The Court may accept, reject or modify, in whole or in part, the findings and recommendations set forth within the Report. 28 U.S.C. § 636(b)(1). When there are objections to the Report, the Court must make a de novo determination of those portions of the Report to which objections are made. Id.; Rivera v. Barnhart, 432 F.Supp.2d 271, 273 (S.D.N.Y. 2006). The district judge may also receive further evidence or recommit the matter to the magistrate judge with instructions. See, Fed.R.Civ.P. 72(b); 28 U.S.C. § 636(b)(1)(c). When no objections to a Report are made, the Court may adopt the Report if "there is no clear error on the face of the record." Adee Motor Cars, LLC v. Amato, 388 F.Supp.2d 250, 253 (S.D.N.Y. 2005) (citation omitted).

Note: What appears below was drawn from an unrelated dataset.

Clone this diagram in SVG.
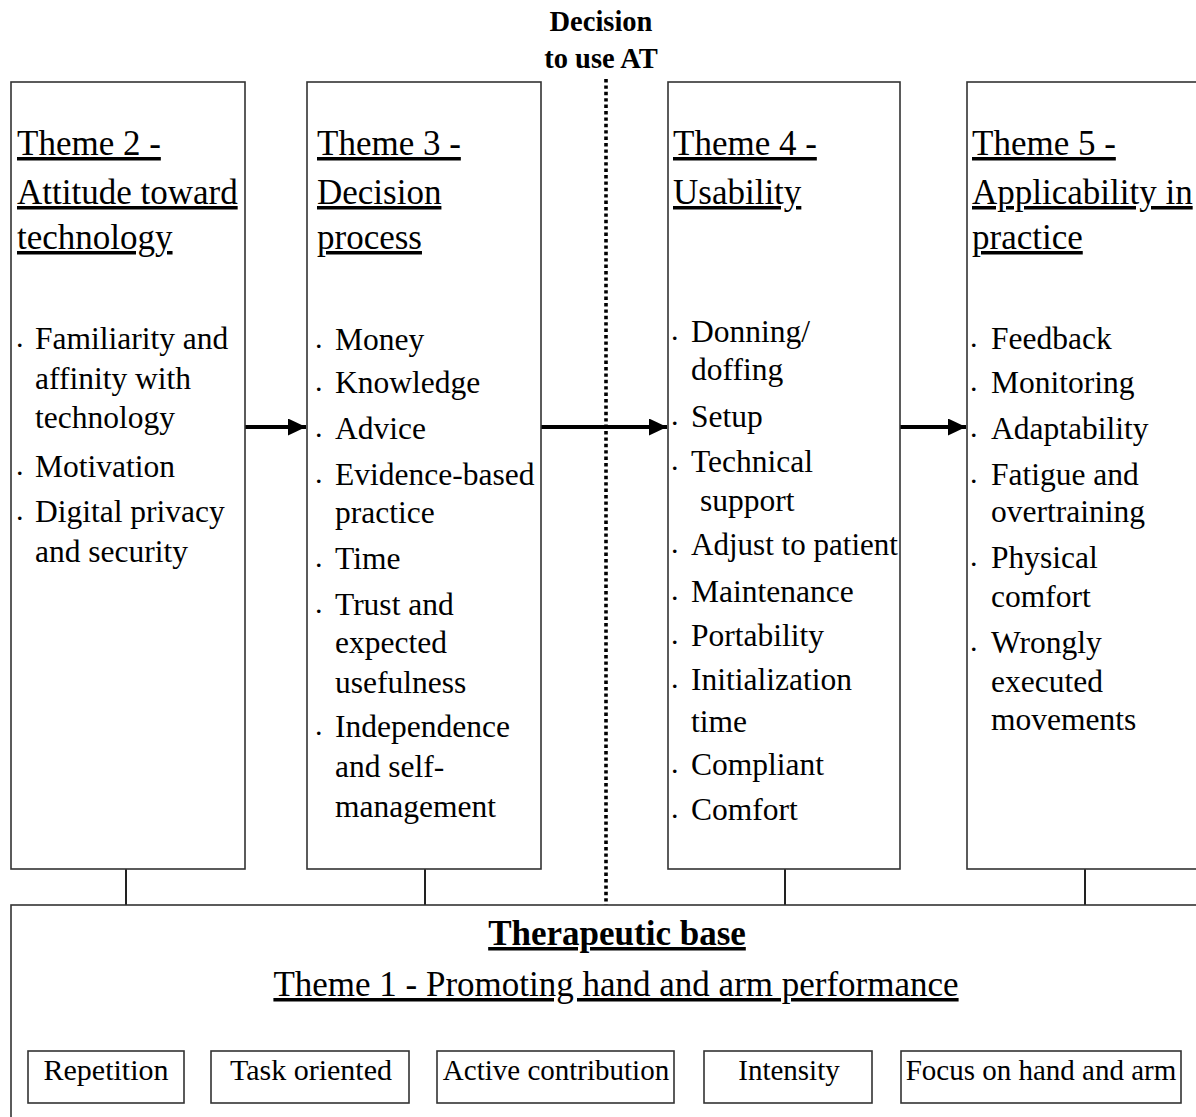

This Court finds that, as to the portions of the Report to which there were no objections, the record is not facially erroneous. The Court has examined petitioner's various objections and find them all to be without merit. Petitioner's application for leave to amend, to add claims premised on the alleged ineffective assistance of appellate counsel, is denied. The proposed claims are untimely, and do not relate back to the filing date of the original petition. Petitioner's claim that his due process rights were violated, as a result of an in-court identification, is procedurally barred. Review of his remaining claims is also precluded because they were adjudicated on their merits in state courts, and petitioner has failed to identify that the state court decisions were either an unreasonable determination of the facts, or was contrary to or involved an unreasonable application of established federal law as determined by the Supreme Court. Moreover, an independent review by this Court of petitioner's claims of error demonstrates that none have substantive merit. Petitioner's additional request for an evidentiary hearing is nothing more than a mere fishing expedition, and does not save the petition from dismissal.
Accordingly, Magistrate Judge Fox's recommendations are adopted. The writ is hereby denied and the petition is dismissed.
As the petitioner has not made a substantial showing of the denial of a constitutional right, a certificate of appealabilty will not issue. 28 U.S.C. § 2253; Tankleff v. Senkowski, 135 F.3d 235, 241 (2d Cir. 1998); United States v. Perez, 129 F.3d 255, 259-60 (2d Cir. 1997); Lozada v. United States, 107 F.3d 1011 (2d Cir. 1997). Additionally, the Court certifies, pursuant to 28 U.S.C. § 1915(a)(3), that any appeal from this Order would not be taken in good faith. Coppedge v. United States, 369 U.S. 438 (1962).